*Brief*
Quote exactly the lines from the start of the entries to the one with "12, 4, 4, 3, 3];", both ends included.

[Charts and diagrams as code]
####################
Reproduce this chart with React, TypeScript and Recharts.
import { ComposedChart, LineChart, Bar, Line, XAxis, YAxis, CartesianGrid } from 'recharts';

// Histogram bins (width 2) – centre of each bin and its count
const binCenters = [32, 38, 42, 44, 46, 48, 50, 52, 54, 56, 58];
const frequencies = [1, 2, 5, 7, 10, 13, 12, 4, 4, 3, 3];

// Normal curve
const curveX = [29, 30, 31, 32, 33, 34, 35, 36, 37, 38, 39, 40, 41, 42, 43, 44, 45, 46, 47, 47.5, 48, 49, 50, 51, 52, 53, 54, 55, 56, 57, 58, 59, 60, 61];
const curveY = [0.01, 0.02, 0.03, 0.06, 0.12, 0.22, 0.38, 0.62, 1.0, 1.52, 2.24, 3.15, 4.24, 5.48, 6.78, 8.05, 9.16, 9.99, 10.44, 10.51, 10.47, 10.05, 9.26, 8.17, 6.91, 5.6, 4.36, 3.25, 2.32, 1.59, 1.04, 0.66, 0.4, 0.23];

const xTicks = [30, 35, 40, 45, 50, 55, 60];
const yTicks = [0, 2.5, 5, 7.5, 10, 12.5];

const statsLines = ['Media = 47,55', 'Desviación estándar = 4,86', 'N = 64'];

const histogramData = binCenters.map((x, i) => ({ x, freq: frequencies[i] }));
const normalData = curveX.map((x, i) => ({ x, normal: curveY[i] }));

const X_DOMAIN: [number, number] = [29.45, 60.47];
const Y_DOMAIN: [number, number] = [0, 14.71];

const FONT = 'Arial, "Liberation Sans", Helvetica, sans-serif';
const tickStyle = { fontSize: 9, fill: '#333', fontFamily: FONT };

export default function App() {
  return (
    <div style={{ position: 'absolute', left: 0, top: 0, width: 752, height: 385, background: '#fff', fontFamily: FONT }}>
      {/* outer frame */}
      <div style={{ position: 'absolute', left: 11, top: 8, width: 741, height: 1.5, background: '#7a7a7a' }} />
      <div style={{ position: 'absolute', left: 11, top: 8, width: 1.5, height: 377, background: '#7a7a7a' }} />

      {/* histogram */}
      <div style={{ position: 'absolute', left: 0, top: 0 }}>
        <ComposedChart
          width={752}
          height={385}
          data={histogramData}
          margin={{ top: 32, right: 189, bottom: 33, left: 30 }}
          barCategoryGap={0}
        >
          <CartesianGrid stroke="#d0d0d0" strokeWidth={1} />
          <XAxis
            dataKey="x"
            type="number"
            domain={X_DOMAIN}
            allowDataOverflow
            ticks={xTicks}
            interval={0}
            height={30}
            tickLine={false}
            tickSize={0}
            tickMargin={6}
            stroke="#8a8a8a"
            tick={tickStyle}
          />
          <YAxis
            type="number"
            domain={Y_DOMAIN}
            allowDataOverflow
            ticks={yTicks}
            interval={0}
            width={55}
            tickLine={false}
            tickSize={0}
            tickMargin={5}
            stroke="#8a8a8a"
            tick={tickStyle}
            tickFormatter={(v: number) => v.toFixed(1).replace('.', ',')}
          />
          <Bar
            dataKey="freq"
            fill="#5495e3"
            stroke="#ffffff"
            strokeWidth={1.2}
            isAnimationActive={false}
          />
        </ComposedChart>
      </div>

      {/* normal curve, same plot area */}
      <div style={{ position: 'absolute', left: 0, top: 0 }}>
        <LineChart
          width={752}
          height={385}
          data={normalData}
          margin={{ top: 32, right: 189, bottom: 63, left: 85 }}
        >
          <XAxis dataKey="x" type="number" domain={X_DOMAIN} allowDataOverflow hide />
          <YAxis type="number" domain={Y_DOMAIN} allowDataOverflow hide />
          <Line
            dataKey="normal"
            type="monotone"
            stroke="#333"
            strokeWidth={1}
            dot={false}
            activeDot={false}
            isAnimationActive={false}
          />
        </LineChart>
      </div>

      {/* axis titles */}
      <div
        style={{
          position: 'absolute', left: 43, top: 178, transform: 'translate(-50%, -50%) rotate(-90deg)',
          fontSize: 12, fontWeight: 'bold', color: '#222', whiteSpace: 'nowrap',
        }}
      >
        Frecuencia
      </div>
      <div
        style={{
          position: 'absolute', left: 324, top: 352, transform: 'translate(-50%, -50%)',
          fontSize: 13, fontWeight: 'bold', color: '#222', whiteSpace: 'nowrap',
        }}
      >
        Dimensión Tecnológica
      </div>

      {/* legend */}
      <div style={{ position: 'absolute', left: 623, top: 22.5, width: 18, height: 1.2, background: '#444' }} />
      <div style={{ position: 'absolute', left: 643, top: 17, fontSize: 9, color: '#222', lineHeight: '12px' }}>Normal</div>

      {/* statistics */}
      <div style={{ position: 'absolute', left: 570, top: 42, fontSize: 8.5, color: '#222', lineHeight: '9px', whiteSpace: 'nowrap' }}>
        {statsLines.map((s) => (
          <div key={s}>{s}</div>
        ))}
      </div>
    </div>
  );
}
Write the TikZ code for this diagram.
####################
*Answer for this exercise*
Reproduce this chart with React, TypeScript and Recharts.
import { ComposedChart, LineChart, Bar, Line, XAxis, YAxis, CartesianGrid } from 'recharts';

// Histogram bins (width 2) – centre of each bin and its count
const binCenters = [32, 38, 42, 44, 46, 48, 50, 52, 54, 56, 58];
const frequencies = [1, 2, 5, 7, 10, 13, 12, 4, 4, 3, 3];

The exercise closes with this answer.